Conversely, an accurate epistemology of mathematics can be almost perfectly useless to the task of setting some shaky region of mathematical theory on firmer foundations. For example, one classic account of knowledge is reliablism. If we modify reliablism so as to apply non-trivially to mathematics (following suggestions by Linnebo and Field) we get the idea that someone has knowledge if they have a true belief which is reliable in the sense that: they accept a sentence which expresses p, and if that sentence had not expressed a truth, they would not have accepted it. This is a perfectly decent candidate for a general account of mathematical knowledge. But note that, even supposing that it is right, it does nothing to help satisfy foundational desires for, say, more secure foundation for the axiom of choice. If someone has foundational worries about the axiom of choice, they have worries about whether it is true. They might express these worries by saying ‘how do you know that the axiom of choice holds?’ but the emphasis here is on truth, not on knowledge. It would be silly to respond by saying that we know AC because AC is true, and we have reliable beliefs (as defined above) to that effect. What the foundation-seeker really wants is to know whether AC. They want to acquire knowledge about whether AC, not get a general theory of what it would take to count as knowing AC.

So, I have been trying to argue that it’s important to make a distinction between the epistemological project of trying to come up with a general theory of when someone knows something about math, and the foundational project of trying to make it the case that we know more things about math, by supplementing inadequate arguments with additional arguments that appeal to premises which are already known. The one focuses on the most bland an uncontroversial cases of mathematical knowledge, and tries to reconcile our other beliefs about the nature of knowledge with our particular judgments about this case. The other seeks out the most controversial regions of mathematical claims, and seeks to secure knowledge for us about these claims, by connecting them to claims that are more securely known. Enticing answers to one project can easily seem to frustratingly miss the point for someone who is interested in the other, as shown in the examples above. Hence it’s important to make the distinction.

However, this is not to say that there’s no relationship between the epistemological and foundational projects.

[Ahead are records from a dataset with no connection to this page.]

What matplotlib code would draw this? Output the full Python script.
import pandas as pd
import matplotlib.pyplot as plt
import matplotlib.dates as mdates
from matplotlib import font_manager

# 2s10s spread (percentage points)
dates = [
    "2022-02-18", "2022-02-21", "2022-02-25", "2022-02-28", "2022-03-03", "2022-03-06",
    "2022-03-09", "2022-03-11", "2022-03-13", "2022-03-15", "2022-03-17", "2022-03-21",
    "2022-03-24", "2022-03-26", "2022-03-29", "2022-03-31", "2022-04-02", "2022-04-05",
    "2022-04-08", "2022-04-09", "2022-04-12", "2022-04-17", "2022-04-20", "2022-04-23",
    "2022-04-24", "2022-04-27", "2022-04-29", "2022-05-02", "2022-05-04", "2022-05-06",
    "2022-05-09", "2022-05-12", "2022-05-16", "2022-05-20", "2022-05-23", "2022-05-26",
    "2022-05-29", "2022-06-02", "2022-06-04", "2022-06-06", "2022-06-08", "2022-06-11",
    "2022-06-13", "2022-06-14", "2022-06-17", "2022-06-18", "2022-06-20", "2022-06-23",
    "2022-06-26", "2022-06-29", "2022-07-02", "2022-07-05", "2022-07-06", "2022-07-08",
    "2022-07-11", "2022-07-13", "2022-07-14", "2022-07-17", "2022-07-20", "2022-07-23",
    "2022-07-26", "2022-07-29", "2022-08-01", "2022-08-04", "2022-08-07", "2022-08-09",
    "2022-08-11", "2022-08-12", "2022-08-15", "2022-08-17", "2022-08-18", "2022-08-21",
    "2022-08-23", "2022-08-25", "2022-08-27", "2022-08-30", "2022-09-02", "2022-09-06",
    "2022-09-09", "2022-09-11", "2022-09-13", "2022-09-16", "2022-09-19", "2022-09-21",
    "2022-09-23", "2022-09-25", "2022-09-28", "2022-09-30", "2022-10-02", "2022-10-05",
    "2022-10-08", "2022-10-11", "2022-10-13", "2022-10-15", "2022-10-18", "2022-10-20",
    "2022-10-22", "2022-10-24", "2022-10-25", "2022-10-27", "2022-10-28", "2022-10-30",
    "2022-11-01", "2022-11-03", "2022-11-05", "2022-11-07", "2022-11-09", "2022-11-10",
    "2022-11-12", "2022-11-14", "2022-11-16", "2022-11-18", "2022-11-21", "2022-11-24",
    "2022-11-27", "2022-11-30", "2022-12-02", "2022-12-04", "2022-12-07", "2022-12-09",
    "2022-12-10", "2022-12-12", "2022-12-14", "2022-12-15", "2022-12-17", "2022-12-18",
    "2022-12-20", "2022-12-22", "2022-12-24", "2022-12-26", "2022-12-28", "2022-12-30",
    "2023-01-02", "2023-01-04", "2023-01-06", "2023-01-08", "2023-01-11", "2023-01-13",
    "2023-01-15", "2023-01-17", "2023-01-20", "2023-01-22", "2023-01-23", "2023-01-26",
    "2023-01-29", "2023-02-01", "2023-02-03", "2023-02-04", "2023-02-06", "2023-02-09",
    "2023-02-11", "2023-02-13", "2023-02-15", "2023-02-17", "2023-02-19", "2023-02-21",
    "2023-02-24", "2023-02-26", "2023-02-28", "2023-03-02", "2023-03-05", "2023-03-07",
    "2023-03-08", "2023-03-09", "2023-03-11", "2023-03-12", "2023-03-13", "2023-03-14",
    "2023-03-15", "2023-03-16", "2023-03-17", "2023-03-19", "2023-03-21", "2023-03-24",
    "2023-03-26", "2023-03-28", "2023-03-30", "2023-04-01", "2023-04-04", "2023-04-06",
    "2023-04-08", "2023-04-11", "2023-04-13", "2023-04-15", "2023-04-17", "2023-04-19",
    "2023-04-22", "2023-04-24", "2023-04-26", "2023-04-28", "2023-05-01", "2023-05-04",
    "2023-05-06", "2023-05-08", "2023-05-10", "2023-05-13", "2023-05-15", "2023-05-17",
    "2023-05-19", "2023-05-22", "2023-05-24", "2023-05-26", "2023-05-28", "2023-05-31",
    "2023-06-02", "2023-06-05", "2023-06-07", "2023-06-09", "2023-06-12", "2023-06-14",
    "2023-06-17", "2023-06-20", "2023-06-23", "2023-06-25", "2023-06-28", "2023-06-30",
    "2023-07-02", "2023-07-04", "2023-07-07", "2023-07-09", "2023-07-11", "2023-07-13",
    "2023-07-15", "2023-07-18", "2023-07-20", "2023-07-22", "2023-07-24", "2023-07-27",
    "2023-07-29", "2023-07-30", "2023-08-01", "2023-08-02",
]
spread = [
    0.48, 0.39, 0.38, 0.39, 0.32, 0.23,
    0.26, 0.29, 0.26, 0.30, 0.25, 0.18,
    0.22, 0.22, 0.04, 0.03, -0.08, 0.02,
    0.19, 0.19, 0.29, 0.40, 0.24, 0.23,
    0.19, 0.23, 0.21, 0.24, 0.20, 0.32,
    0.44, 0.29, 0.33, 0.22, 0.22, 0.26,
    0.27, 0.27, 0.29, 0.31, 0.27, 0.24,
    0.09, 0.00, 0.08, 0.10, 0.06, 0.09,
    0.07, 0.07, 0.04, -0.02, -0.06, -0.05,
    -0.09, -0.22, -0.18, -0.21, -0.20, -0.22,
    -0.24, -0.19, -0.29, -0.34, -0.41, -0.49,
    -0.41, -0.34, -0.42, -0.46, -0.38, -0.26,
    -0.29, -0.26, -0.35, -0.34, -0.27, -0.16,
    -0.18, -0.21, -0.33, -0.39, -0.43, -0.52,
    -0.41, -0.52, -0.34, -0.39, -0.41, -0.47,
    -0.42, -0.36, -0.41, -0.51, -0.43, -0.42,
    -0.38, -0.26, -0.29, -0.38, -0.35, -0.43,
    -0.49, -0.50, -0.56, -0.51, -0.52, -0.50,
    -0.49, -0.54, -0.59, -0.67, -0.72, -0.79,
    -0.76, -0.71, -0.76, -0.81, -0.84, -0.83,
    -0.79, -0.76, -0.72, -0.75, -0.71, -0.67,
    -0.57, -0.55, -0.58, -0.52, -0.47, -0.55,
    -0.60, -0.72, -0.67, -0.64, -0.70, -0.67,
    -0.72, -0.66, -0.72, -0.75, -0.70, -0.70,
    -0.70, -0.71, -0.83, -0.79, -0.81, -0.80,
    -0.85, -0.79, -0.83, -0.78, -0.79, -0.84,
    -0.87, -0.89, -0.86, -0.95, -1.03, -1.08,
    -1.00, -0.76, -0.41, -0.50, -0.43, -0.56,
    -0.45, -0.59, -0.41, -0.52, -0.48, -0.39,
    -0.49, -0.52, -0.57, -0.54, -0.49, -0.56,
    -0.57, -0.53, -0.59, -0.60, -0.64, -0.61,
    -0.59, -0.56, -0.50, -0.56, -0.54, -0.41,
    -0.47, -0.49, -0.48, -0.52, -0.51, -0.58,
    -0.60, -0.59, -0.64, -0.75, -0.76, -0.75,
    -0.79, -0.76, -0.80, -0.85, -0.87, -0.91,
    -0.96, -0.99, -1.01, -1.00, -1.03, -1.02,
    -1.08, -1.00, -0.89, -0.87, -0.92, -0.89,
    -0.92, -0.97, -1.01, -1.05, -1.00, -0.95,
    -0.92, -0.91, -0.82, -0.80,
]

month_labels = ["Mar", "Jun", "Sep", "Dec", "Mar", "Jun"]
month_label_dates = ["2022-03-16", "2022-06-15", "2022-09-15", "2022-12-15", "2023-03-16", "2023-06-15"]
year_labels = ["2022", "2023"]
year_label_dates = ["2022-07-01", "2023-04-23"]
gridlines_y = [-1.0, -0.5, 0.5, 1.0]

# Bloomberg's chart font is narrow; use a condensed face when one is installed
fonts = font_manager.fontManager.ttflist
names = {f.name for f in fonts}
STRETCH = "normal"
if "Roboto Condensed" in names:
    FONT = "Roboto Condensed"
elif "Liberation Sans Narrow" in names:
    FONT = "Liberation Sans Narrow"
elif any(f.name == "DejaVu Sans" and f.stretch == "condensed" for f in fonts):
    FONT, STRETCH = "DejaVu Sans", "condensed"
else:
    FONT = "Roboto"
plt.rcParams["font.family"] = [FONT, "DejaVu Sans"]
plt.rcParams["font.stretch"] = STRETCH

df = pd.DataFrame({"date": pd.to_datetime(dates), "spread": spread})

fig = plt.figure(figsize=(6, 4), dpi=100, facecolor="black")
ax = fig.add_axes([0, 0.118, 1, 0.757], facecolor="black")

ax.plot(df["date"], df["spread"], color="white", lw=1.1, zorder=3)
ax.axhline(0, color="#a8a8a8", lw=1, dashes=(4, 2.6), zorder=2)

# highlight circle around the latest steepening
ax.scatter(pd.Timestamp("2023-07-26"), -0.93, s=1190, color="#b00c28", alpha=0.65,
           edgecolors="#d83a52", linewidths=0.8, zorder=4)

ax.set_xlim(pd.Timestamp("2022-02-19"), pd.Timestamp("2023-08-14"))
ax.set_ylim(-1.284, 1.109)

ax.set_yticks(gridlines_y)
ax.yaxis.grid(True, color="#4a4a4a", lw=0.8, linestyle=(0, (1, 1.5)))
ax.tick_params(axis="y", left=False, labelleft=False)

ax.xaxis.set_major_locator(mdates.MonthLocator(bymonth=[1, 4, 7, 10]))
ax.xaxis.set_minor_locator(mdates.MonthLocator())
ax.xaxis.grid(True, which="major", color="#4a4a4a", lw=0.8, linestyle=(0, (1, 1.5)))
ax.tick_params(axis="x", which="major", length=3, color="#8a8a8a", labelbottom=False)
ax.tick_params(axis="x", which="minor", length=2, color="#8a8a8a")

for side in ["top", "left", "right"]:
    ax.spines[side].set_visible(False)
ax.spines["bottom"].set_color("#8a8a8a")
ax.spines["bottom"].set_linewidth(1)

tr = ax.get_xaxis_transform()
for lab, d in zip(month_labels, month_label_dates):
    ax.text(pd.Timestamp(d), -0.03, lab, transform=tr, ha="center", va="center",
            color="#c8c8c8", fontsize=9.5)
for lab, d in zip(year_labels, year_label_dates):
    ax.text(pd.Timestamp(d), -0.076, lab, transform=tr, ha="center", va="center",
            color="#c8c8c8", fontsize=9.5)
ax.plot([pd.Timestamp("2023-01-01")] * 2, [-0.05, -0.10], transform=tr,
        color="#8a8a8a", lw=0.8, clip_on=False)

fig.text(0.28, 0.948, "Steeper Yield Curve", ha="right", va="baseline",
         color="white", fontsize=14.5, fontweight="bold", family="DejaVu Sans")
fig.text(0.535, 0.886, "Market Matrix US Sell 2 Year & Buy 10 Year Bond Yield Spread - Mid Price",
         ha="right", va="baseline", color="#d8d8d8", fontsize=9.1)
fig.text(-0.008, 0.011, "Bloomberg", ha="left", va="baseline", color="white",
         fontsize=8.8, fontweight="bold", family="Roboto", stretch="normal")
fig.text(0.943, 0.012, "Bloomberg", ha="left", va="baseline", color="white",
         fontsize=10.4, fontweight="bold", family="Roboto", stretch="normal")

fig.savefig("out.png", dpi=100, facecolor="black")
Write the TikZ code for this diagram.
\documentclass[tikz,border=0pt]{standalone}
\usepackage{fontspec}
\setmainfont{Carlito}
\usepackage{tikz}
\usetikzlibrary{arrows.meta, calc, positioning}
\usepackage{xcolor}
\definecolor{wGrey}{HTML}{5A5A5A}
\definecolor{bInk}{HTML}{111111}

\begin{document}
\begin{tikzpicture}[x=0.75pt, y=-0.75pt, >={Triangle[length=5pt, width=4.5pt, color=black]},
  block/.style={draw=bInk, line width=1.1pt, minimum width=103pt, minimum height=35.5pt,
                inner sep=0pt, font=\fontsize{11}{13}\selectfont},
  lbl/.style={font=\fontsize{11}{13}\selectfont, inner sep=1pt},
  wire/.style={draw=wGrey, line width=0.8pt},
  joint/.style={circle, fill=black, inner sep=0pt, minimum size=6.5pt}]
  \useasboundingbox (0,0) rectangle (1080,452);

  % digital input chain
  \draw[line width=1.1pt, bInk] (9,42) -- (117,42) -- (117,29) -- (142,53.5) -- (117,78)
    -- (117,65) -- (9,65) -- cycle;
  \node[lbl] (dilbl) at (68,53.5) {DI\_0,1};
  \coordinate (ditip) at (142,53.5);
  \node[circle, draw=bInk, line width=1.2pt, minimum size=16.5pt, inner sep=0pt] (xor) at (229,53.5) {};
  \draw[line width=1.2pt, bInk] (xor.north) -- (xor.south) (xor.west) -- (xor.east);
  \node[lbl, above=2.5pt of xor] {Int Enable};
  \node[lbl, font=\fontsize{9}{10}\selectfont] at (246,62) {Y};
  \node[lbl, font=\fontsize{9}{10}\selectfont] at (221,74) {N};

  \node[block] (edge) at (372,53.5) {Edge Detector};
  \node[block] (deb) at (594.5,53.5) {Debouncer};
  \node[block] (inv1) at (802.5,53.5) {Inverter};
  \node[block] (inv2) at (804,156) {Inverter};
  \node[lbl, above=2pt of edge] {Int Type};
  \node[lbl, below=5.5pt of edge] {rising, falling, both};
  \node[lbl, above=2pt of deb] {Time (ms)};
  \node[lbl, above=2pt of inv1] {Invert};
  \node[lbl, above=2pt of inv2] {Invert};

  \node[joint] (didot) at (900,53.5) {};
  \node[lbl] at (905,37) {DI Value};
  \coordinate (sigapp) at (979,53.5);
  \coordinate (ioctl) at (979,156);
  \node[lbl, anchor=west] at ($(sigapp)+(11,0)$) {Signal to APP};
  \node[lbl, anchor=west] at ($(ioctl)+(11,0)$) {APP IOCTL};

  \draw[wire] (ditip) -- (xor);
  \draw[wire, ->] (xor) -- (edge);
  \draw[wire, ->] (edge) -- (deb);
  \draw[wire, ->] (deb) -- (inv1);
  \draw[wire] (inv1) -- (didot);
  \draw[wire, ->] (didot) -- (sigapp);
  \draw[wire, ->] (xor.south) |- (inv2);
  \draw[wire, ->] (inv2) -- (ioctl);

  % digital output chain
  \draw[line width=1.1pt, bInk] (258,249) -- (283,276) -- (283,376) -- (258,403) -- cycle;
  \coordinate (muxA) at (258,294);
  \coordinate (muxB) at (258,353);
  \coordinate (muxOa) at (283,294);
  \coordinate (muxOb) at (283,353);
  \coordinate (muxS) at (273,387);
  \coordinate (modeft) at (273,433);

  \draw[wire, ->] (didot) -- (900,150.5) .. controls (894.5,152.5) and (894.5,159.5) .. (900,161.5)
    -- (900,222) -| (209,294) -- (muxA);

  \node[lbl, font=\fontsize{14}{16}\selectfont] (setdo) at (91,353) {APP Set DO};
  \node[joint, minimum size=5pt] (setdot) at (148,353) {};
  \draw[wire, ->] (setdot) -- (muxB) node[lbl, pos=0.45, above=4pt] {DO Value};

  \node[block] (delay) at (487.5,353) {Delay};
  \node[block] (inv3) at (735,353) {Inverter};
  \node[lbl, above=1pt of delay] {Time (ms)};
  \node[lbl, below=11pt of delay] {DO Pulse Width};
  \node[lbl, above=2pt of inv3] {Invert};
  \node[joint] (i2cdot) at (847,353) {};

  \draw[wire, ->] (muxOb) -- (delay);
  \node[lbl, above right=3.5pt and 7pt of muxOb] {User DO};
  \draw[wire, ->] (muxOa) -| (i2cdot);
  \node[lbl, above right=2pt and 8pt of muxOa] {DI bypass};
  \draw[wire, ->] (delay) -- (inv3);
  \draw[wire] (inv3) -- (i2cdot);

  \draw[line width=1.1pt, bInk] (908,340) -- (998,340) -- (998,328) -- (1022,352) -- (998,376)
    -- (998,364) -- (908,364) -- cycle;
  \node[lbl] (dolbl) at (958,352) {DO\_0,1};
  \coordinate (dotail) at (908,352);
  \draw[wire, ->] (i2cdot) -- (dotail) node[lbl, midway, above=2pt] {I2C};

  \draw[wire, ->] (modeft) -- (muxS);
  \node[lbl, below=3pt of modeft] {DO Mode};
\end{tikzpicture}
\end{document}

Thinking about big picture issues about justification in general, can influence your judgments about particular cases. A kind of trivial example of this is intuitions about what you can take for granted, while still counting as being justified. Just off the top of one’s head, it can seem attractive to say that someone doesn’t count as knowing that P if all they can give is a circular justification for P, an infinite regress of justifications, or a justification that comes to a halt at a certain point. But when you consider these three options together and notice that they exhaust all the possibilities, you will likely be inclined to give up the principle that someone who can only give a justification of one of these kinds must thereby not count as having knowledge. So, if two realists about AC are attempting to provide and evaluate firmer foundations for AC, it may be helpful for them to general questions about what’s required for knowledge and justification – to make sure that their evaluation of the evidence in this case, doesn’t depend on assumptions about justification which turn out to be incoherent or conflict with what they take to be sufficient evidence more generally.

1 comment:

  1. The foundations of mathematics and epistemology are different (though not inherently disjoint things). Research suggests that the human mind favors a fundamentally connectionist framework in terms of knowledge and knowledge aggregation (e.g. Churchland 1987). While mathematics is the fundamental language of truth, certain disciplines, such as the study of "fuzzy sets" may provide a framework for modeling epistemology.

    The axiom of choice is one of the fundamental axioms of the language of math, and has very special properties in that it allows us to extend, under certain circumstances, properties from finite sets to infinite sets. This comes at a (somewhat abstract) price, e.g. the Vitali set and Banach-Tarski paradox, among others. But nevertheless, it provides an indispensable tool for the structure of mathematics.